Each line of the listing must be transcribed exactly, except for the images, which should be excluded.

#### Source data:
****************

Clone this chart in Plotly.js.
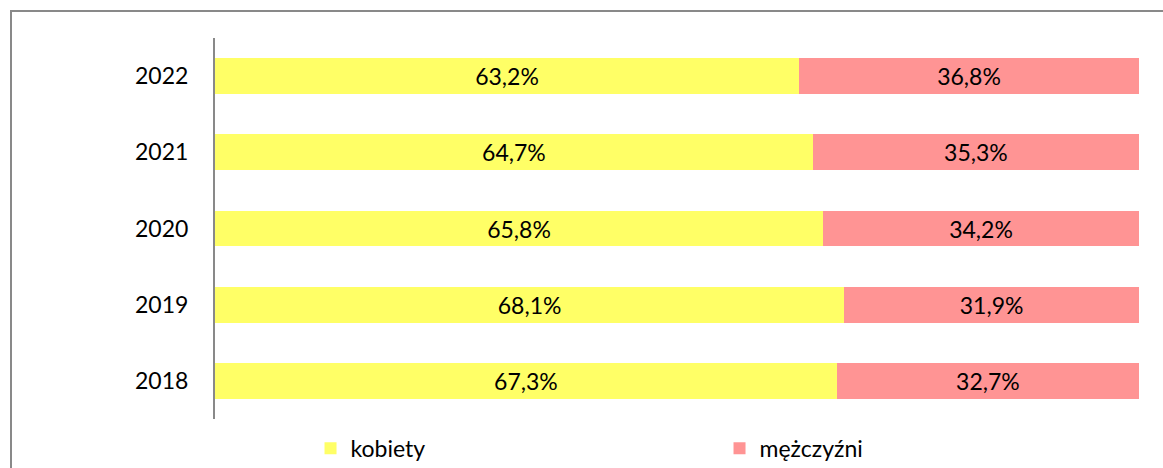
<!DOCTYPE html>
<html>
<head>
<meta charset="utf-8">
<script src="https://cdn.plot.ly/plotly-3.0.1.min.js"></script>
<style>
    html, body { margin: 0; padding: 0; background: #ffffff; }
    #wrap { position: relative; width: 1163px; height: 468px; overflow: hidden; }
    #chart { width: 1163px; height: 468px; }
    #frame {
        position: absolute; left: 10px; top: 10px; width: 1200px; height: 520px;
        border: 2px solid #898989; pointer-events: none;
    }
</style>
</head>
<body>
<div id="wrap">
    <div id="chart"></div>
    <div id="frame"></div>
</div>
<script>
// lata od dołu do góry
const years = ['2018', '2019', '2020', '2021', '2022'];
const kobiety = [67.3, 68.1, 65.8, 64.7, 63.2];
const mezczyzni = [32.7, 31.9, 34.2, 35.3, 36.8];

const labelFont = { family: 'Lato, "Open Sans", sans-serif', size: 23, color: '#000000' };

const traces = [
    {
        type: 'bar',
        orientation: 'h',
        name: 'kobiety',
        y: years,
        x: kobiety,
        marker: { color: '#FFFF66' },
        texttemplate: '%{x:.1f}%',
        textposition: 'inside',
        insidetextanchor: 'middle',
        textfont: labelFont,
        hoverinfo: 'skip'
    },
    {
        type: 'bar',
        orientation: 'h',
        name: 'mężczyźni',
        y: years,
        x: mezczyzni,
        marker: { color: '#FF9494' },
        texttemplate: '%{x:.1f}%',
        textposition: 'inside',
        insidetextanchor: 'middle',
        textfont: labelFont,
        hoverinfo: 'skip'
    }
];

const layout = {
    width: 1163,
    height: 468,
    barmode: 'stack',
    bargap: 0.53,
    separators: ', ',
    margin: { l: 215, r: 24, t: 38, b: 49 },
    paper_bgcolor: 'rgba(0,0,0,0)',
    plot_bgcolor: 'rgba(0,0,0,0)',
    font: labelFont,
    xaxis: {
        range: [0, 100],
        showgrid: false,
        zeroline: false,
        showticklabels: false,
        showline: false
    },
    yaxis: {
        type: 'category',
        categoryorder: 'array',
        categoryarray: years,
        showgrid: false,
        zeroline: false,
        showline: true,
        linecolor: '#898989',
        linewidth: 2,
        ticks: '',
        ticklabelstandoff: 20,
        tickfont: labelFont
    },
    showlegend: true,
    legend: {
        orientation: 'h',
        xref: 'container',
        x: 0.267,
        xanchor: 'left',
        y: 0.042,
        yanchor: 'middle',
        yref: 'container',
        entrywidth: 364,
        entrywidthmode: 'pixels',
        font: labelFont,
        traceorder: 'normal'
    }
};

Plotly.newPlot('chart', traces, layout, { displayModeBar: false, staticPlot: true });
</script>
</body>
</html>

****************

#### Final result:
Clone this chart in Plotly.js.
<!DOCTYPE html>
<html>
<head>
<meta charset="utf-8">
<script src="https://cdn.plot.ly/plotly-3.0.1.min.js"></script>
<style>
    html, body { margin: 0; padding: 0; background: #ffffff; }
    #wrap { position: relative; width: 1163px; height: 468px; overflow: hidden; }
    #chart { width: 1163px; height: 468px; }
    #frame {
        position: absolute; left: 10px; top: 10px; width: 1200px; height: 520px;
        border: 2px solid #898989; pointer-events: none;
    }
</style>
</head>
<body>
<div id="wrap">
    <div id="chart"></div>
    <div id="frame"></div>
</div>
<script>
// lata od dołu do góry
const years = ['2018', '2019', '2020', '2021', '2022'];
const kobiety = [67.3, 68.1, 65.8, 64.7, 63.2];
const mezczyzni = [32.7, 31.9, 34.2, 35.3, 36.8];

const labelFont = { family: 'Lato, "Open Sans", sans-serif', size: 23, color: '#000000' };

const traces = [
    {
        type: 'bar',
        orientation: 'h',
        name: 'kobiety',
        y: years,
        x: kobiety,
        marker: { color: '#FFFF66' },
        texttemplate: '%{x:.1f}%',
        textposition: 'inside',
        insidetextanchor: 'middle',
        textfont: labelFont,
        hoverinfo: 'skip'
    },
    {
        type: 'bar',
        orientation: 'h',
        name: 'mężczyźni',
        y: years,
        x: mezczyzni,
        marker: { color: '#FF9494' },
        texttemplate: '%{x:.1f}%',
        textposition: 'inside',
        insidetextanchor: 'middle',
        textfont: labelFont,
        hoverinfo: 'skip'
    }
];

const layout = {
    width: 1163,
    height: 468,
    barmode: 'stack',
    bargap: 0.53,
    separators: ', ',
    margin: { l: 215, r: 24, t: 38, b: 49 },
    paper_bgcolor: 'rgba(0,0,0,0)',
    plot_bgcolor: 'rgba(0,0,0,0)',
    font: labelFont,
    xaxis: {
        range: [0, 100],
        showgrid: false,
        zeroline: false,
        showticklabels: false,
        showline: false
    },
    yaxis: {
        type: 'category',
        categoryorder: 'array',
        categoryarray: years,
        showgrid: false,
        zeroline: false,
        showline: true,
        linecolor: '#898989',
        linewidth: 2,
        ticks: '',
        ticklabelstandoff: 20,
        tickfont: labelFont
    },
    showlegend: true,
    legend: {
        orientation: 'h',
        xref: 'container',
        x: 0.267,
        xanchor: 'left',
        y: 0.042,
        yanchor: 'middle',
        yref: 'container',
        entrywidth: 364,
        entrywidthmode: 'pixels',
        font: labelFont,
        traceorder: 'normal'
    }
};

Plotly.newPlot('chart', traces, layout, { displayModeBar: false, staticPlot: true });
</script>
</body>
</html>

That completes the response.